Lively, entertaining reviews of, and essays on, old and newer films and everything relating to them, written by professional author William Schoell.

Thursday, July 5, 2012


Hudson and Andrews
DARLING LILI (1970). Director: Blake Edwards.

NOTE: This review is of the shortened, more "serious" director's cut put together by Edwards twenty years or so after the film's original release. The DVD also contains nearly an hour of the missing footage.

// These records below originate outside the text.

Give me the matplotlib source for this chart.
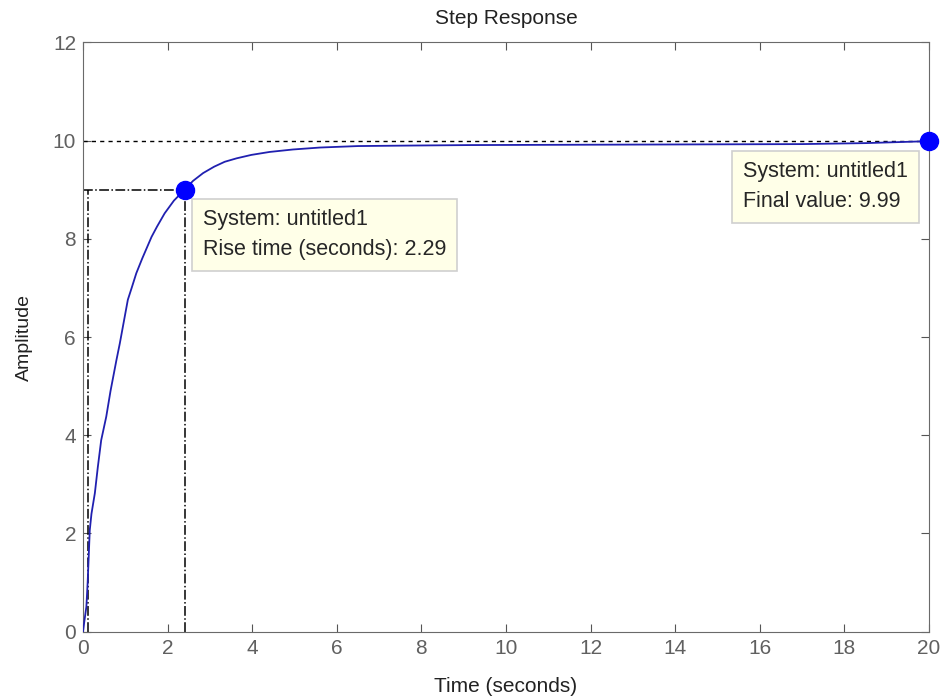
import matplotlib.pyplot as plt

plt.rcParams['font.family'] = ['Liberation Sans', 'DejaVu Sans']

# step response
t = [0.0, 0.03, 0.08, 0.11, 0.16, 0.2, 0.28, 0.35, 0.43, 0.55, 0.65, 0.79, 0.87,
     1.06, 1.15, 1.26, 1.4, 1.62, 1.75, 1.93, 2.15, 2.4, 2.6, 2.84, 3.1, 3.35,
     3.63, 3.98, 4.41, 4.96, 5.6, 6.5, 7.7, 9.1, 11.0, 13.0, 15.0, 17.0, 18.5, 20.0]
y = [0.0, 0.2, 0.51, 1.0, 2.07, 2.4, 2.82, 3.35, 3.9, 4.38, 4.9, 5.53, 5.87,
     6.76, 7.0, 7.3, 7.6, 8.04, 8.25, 8.52, 8.78, 9.0, 9.18, 9.34, 9.47, 9.57,
     9.64, 9.71, 9.77, 9.82, 9.86, 9.89, 9.90, 9.91, 9.915, 9.92, 9.925, 9.93,
     9.95, 9.99]

final_value = 9.99
steady = 10.0
t10, t90 = 0.11, 2.4
rise_time = 2.29

fig = plt.figure(figsize=(9.4, 6.96), dpi=100)
ax = fig.add_axes([0.0883, 0.0924, 0.9, 0.8466])

ax.plot(t, y, color='#2020b0', lw=1.3, zorder=3)
ax.plot([0, 20], [steady, steady], color='black', ls=(0, (3, 3)), lw=1)

# rise time markers
ax.plot([0, t90], [0.9 * steady, 0.9 * steady], color='black', ls='-.', lw=1.1)
ax.plot([t10, t10], [0, 0.9 * steady], color='black', ls='-.', lw=1.1)
ax.plot([t90, t90], [0, 0.9 * steady], color='black', ls='-.', lw=1.1)

ax.plot([t90], [0.9 * steady], 'o', color='#0000ff', ms=13, zorder=5)
ax.plot([20], [final_value], 'o', color='#0000ff', ms=13, zorder=5, clip_on=False)

box = dict(boxstyle='square,pad=0.5', fc='#ffffe8', ec='#cfcfcf', lw=1.2)
ax.text(2.83, 8.6, 'System: untitled1\nRise time (seconds): %.2f' % rise_time,
        fontsize=15.5, va='top', ha='left', bbox=box, color='#262626', linespacing=1.55)
ax.text(15.6, 9.58, 'System: untitled1\nFinal value: %.2f' % final_value,
        fontsize=15.5, va='top', ha='left', bbox=box, color='#262626', linespacing=1.55)

ax.set_xlim(0, 20)
ax.set_ylim(0, 12)
ax.set_xticks(range(0, 21, 2))
ax.set_yticks(range(0, 13, 2))
ax.tick_params(direction='in', top=True, right=True, length=6, color='#555555',
               labelcolor='#606060', labelsize=15, pad=5)
for s in ax.spines.values():
    s.set_color('#6a6a6a')

ax.set_title('Step Response', fontsize=15, pad=13, color='#222222')
ax.set_xlabel('Time (seconds)', fontsize=15, labelpad=14, color='#222222')
ax.set_ylabel('Amplitude', fontsize=14, labelpad=14, color='#222222')

fig.savefig('out.png', dpi=100)
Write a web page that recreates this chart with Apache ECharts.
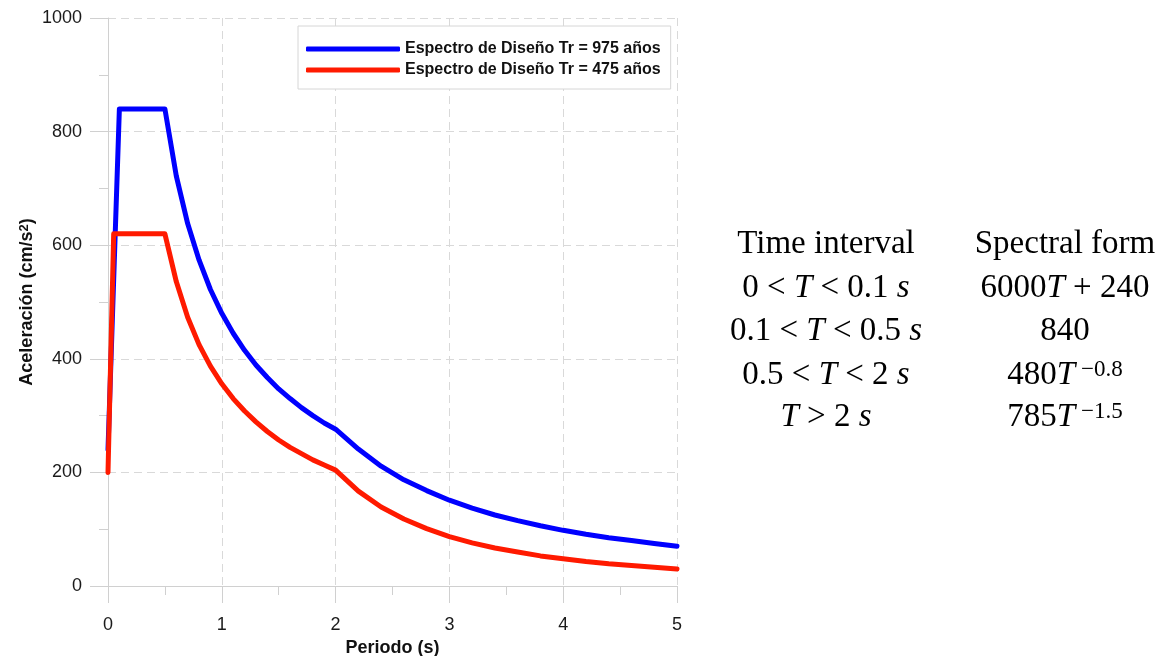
<!DOCTYPE html>
<html>
<head>
<meta charset="utf-8">
<script src="https://cdn.jsdelivr.net/npm/echarts@6/dist/echarts.min.js"></script>
<style>
  html, body { margin: 0; padding: 0; background: #fff; }
  #chart { width: 1162px; height: 656px; }
</style>
</head>
<body>
<div id="chart"></div>
<script>
// ---- Data ----
const seriesNames = ['Espectro de Diseño Tr = 975 años', 'Espectro de Diseño Tr = 475 años'];

const periods975 = [0, 0.1, 0.5, 0.6, 0.7, 0.8, 0.9, 1.0, 1.1, 1.2, 1.3, 1.4, 1.5, 1.6, 1.7, 1.8, 1.9, 2.0,
  2.2, 2.4, 2.6, 2.8, 3.0, 3.2, 3.4, 3.6, 3.8, 4.0, 4.2, 4.4, 4.6, 4.8, 5.0];
const accel975 = [240, 840, 840, 722, 638, 574, 522, 480, 445, 415, 389, 367, 347, 330, 314, 300, 287, 276,
  241, 211, 187, 168, 151, 137, 125, 115, 106, 98, 91, 85, 80, 75, 70];

const periods475 = [0, 0.05, 0.5, 0.6, 0.7, 0.8, 0.9, 1.0, 1.1, 1.2, 1.3, 1.4, 1.5, 1.6, 1.7, 1.8, 1.9, 2.0,
  2.2, 2.4, 2.6, 2.8, 3.0, 3.2, 3.4, 3.6, 3.8, 4.0, 4.2, 4.4, 4.6, 4.8, 5.0];
const accel475 = [200, 620, 620, 536, 473, 425, 387, 356, 330, 308, 289, 272, 257, 244, 233, 222, 213, 204,
  167, 139, 118, 101, 87, 76, 67, 60, 53, 48, 43, 39, 36, 33, 30];

const xTicks = { min: 0, max: 5, interval: 1 };
const yTicks = { min: 0, max: 1000, interval: 200 };

// Table text on the right
const tableHeaders = ['Time interval', 'Spectral form'];
const tableIntervals = [
  '{n|0 < }{i|T}{n| < 0.1 }{i|s}',
  '{n|0.1 < }{i|T}{n| < 0.5 }{i|s}',
  '{n|0.5 < }{i|T}{n| < 2 }{i|s}',
  '{i|T}{n| > 2 }{i|s}'
];
const tableForms = [
  '{n|6000}{i|T}{n| + 240}',
  '{n|840}',
  '{n|480}{i|T}{sup| −0.8}',
  '{n|785}{i|T}{sup| −1.5}'
];

function zip(xs, ys) { return xs.map((x, i) => [x, ys[i]]); }

const axisGray = '#d0d0d0';
const gridGray = '#d9d9d9';
const sans = 'Liberation Sans, Arial, sans-serif';
const serif = 'Liberation Serif, Times New Roman, serif';

const richSerif = {
  n: { fontFamily: serif, fontSize: 33, fill: '#000' },
  i: { fontFamily: serif, fontSize: 33, fontStyle: 'italic', fill: '#000' },
  h: { fontFamily: serif, fontSize: 33, fill: '#000' },
  sup: { fontFamily: serif, fontSize: 23, fill: '#000', verticalAlign: 'top' }
};

const col1X = 826, col2X = 1065;
const rowY = [244, 288, 331, 375, 417];

const graphics = [];
graphics.push({ type: 'text', x: col1X, y: rowY[0], style: { text: '{h|' + tableHeaders[0] + '}', rich: richSerif, align: 'center', verticalAlign: 'middle' } });
graphics.push({ type: 'text', x: col2X, y: rowY[0], style: { text: '{h|' + tableHeaders[1] + '}', rich: richSerif, align: 'center', verticalAlign: 'middle' } });
tableIntervals.forEach((t, k) => {
  graphics.push({ type: 'text', x: col1X, y: rowY[k + 1], style: { text: t, rich: richSerif, align: 'center', verticalAlign: 'middle' } });
});
tableForms.forEach((t, k) => {
  graphics.push({ type: 'text', x: col2X, y: rowY[k + 1], style: { text: t, rich: richSerif, align: 'center', verticalAlign: 'middle' } });
});

const chart = echarts.init(document.getElementById('chart'), null, { renderer: 'canvas' });
chart.setOption({
  animation: false,
  backgroundColor: '#fff',
  grid: { left: 108, right: 485, top: 18, bottom: 70, containLabel: false, outerBoundsMode: 'none' },
  legend: {
    orient: 'vertical',
    left: 298,
    top: 26,
    padding: [15, 10, 11, 8],
    itemGap: 5,
    itemWidth: 94,
    itemHeight: 5,
    icon: 'roundRect',
    backgroundColor: '#fff',
    borderColor: '#d6d6d6',
    borderWidth: 1,
    itemTextGap: 8,
    textStyle: { fontFamily: sans, fontSize: 16, fontWeight: 'bold', color: '#111' },
    data: seriesNames
  },
  xAxis: {
    type: 'value',
    min: xTicks.min, max: xTicks.max, interval: xTicks.interval,
    axisLine: { show: true, onZero: false, lineStyle: { color: axisGray, width: 1 } },
    axisTick: { show: true, length: 17, lineStyle: { color: axisGray } },
    minorTick: { show: true, splitNumber: 2, length: 9, lineStyle: { color: axisGray } },
    splitLine: { show: true, lineStyle: { color: gridGray, type: [8, 5], width: 1 } },
    axisLabel: { fontFamily: sans, fontSize: 18, color: '#1a1a1a', margin: 30 },
    name: 'Periodo (s)',
    nameLocation: 'middle',
    nameGap: 48,
    nameTextStyle: { fontFamily: sans, fontSize: 18, fontWeight: 'bold', color: '#111' }
  },
  yAxis: {
    type: 'value',
    min: yTicks.min, max: yTicks.max, interval: yTicks.interval,
    axisLine: { show: true, onZero: false, lineStyle: { color: axisGray, width: 1 } },
    axisTick: { show: true, length: 18, lineStyle: { color: axisGray } },
    minorTick: { show: true, splitNumber: 2, length: 9, lineStyle: { color: axisGray } },
    splitLine: { show: true, lineStyle: { color: gridGray, type: [8, 5], width: 1 } },
    axisLabel: { fontFamily: sans, fontSize: 18, color: '#1a1a1a', margin: 26, formatter: (v) => String(v) },
    name: '{m|Aceleración (cm/s}{sup|2}{m|)}',
    nameLocation: 'middle',
    nameRotate: 90,
    nameGap: 72,
    nameTextStyle: {
      fontFamily: sans, fontSize: 18, fontWeight: 'bold', color: '#111',
      rich: {
        m: { fontFamily: sans, fontSize: 18, fontWeight: 'bold', color: '#111' },
        sup: { fontFamily: sans, fontSize: 13, fontWeight: 'bold', color: '#111', verticalAlign: 'top' }
      }
    }
  },
  series: [
    {
      name: seriesNames[0], type: 'line', symbol: 'none', smooth: false,
      data: zip(periods975, accel975),
      lineStyle: { color: '#0000ff', width: 5, cap: 'round', join: 'round' },
      itemStyle: { color: '#0000ff' }
    },
    {
      name: seriesNames[1], type: 'line', symbol: 'none', smooth: false,
      data: zip(periods475, accel475),
      lineStyle: { color: '#ff1a00', width: 5, cap: 'round', join: 'round' },
      itemStyle: { color: '#ff1a00' }
    }
  ],
  graphic: graphics
});
</script>
</body>
</html>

Lili Smith (Julie Andrews) is a beloved music hall singer who visits injured allied troops during WW1, but she's also a German agent who passes along information that she gets from high-ranking officers. Her latest conquest is Major William Larabee (Rock Hudson), who is up to his neck in something called Operation Crepe Suzette. When Lili, who is falling for the major, discovers that there's a sexy French singer named "Crepe Suzette" (Gloria Paul), she assumes that she is the "operation" and decides to get revenge. Once you accept that Darling Lili is another one of those movies that operates in its own dimension -- there is little sense of time and place, location, or even that there's much of a war on -- and that it is not to be taken seriously, it's decidedly enjoyable on its own terms. Andrews is hardly the best choice for a Mata Hari-type, but she gives a good performance, as does the supporting cast. Hudson is okay, but although he's supposed to be Andrews' co-star, in this version of the film he hasn't much to do. Gloria Paul nearly steals the movie in her turn as Suzette, who has a memorably erotic dance number. The completely unrealistic ending has Hudson and soldiers seemingly ignoring the fact that Lili's spying might have cost the lives of hundreds of their comrades.  Of course, the casting of "Von Trapp" Andrews [combined with the light tone of the film] makes some of her other reprehensible actions -- such as framing an innocent woman out of jealousy  -- more "palatable." "Whistling in the Dark" is a nice number, well-warbled by Andrews.

Verdict: This should have been much darker, but provides modest entertainment as it is. ***.